ITALY -Complicit non-voting cardinals in the “general congregation” meetings in Rome
We urge Catholic officials to make real – not symbolic – reforms that protect children and expose wrongdoing. At the same time, however, sometimes even a small gesture can bring some healing to suffering victims and betrayed Catholics. And sometimes, when wrongdoers experience even slight consequences, it can help deter future wrongdoing
In that light, many have questioned whether clearly complicit church officials like Cardinal Brady and Cardinal Mahony should be asked to stay home or voluntarily stay home. (We are grateful that Cardinal O’Brien has opted to recuse himself from the conclave.)
But there’s another set of prelates who are also in Rome this week. They won’t vote in the conclave. But they will take part in the secret General Congregation of Cardinals meetings. Thus they too will play a decision-making role in picking the next pope.
They are the roughly 90 Cardinals who are over the age of 80. Some of them, we strongly believe, are also compromised because they too have protected predators, endangered kids, and enabled abuse.
We don’t know who each of them is. But they do. And we urge every single non-voting Cardinal to examine his conscience and seriously consider staying or going home if he has exacerbated this horrific crisis by acting callously, recklessly or deviously.
Doing so would be one way to show contrition and bring healing. It would bring at least some small consolation to many who are in pain. And it might discourage other church leaders from dealing irresponsibly with clergy sex abuse and cover up cases in the future.
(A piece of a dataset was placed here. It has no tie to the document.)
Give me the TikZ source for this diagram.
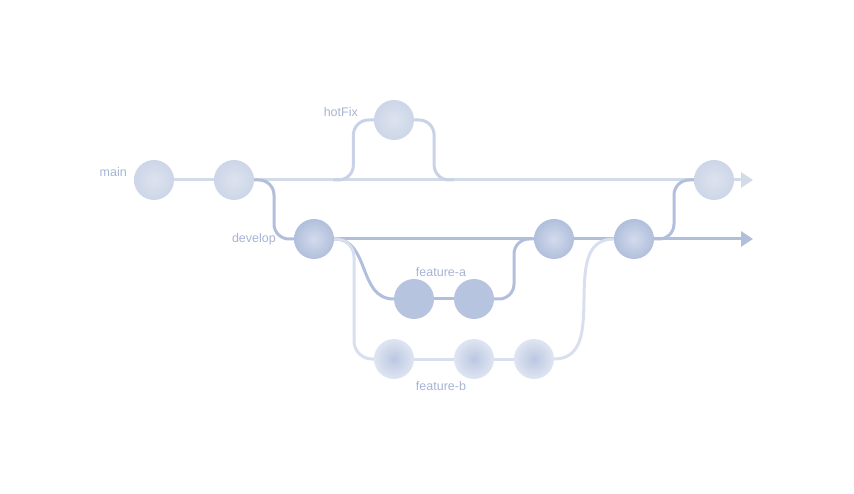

If none of these complicit cardinals recuse themselves from the General Congregation meetings, we urge their colleagues – and other Vatican officials – to prod them to go home, for the sake of the church, the victims, and the laity. Archbishop Gomez “rebuked” Cardinal Mahony. Cardinal Schoeborn criticized Cardinal Sodano. Archbishop Curtiss publicly blasted Cardinal Law. Bishop Gallante criticized his supervisor, Bishop Grahmann. So while it’s painfully rare, one Cardinal prodding or criticizing another is not unprecedented. And whether such a move – to persuade a corrupt colleague to go or stay home – may not succeed, it’s certainly just and caring and the effort should be made.
Catholic parishioners and clerics deserve a papal election that is tainted as little as possible. And so do victims of clergy sex crimes and misdeeds.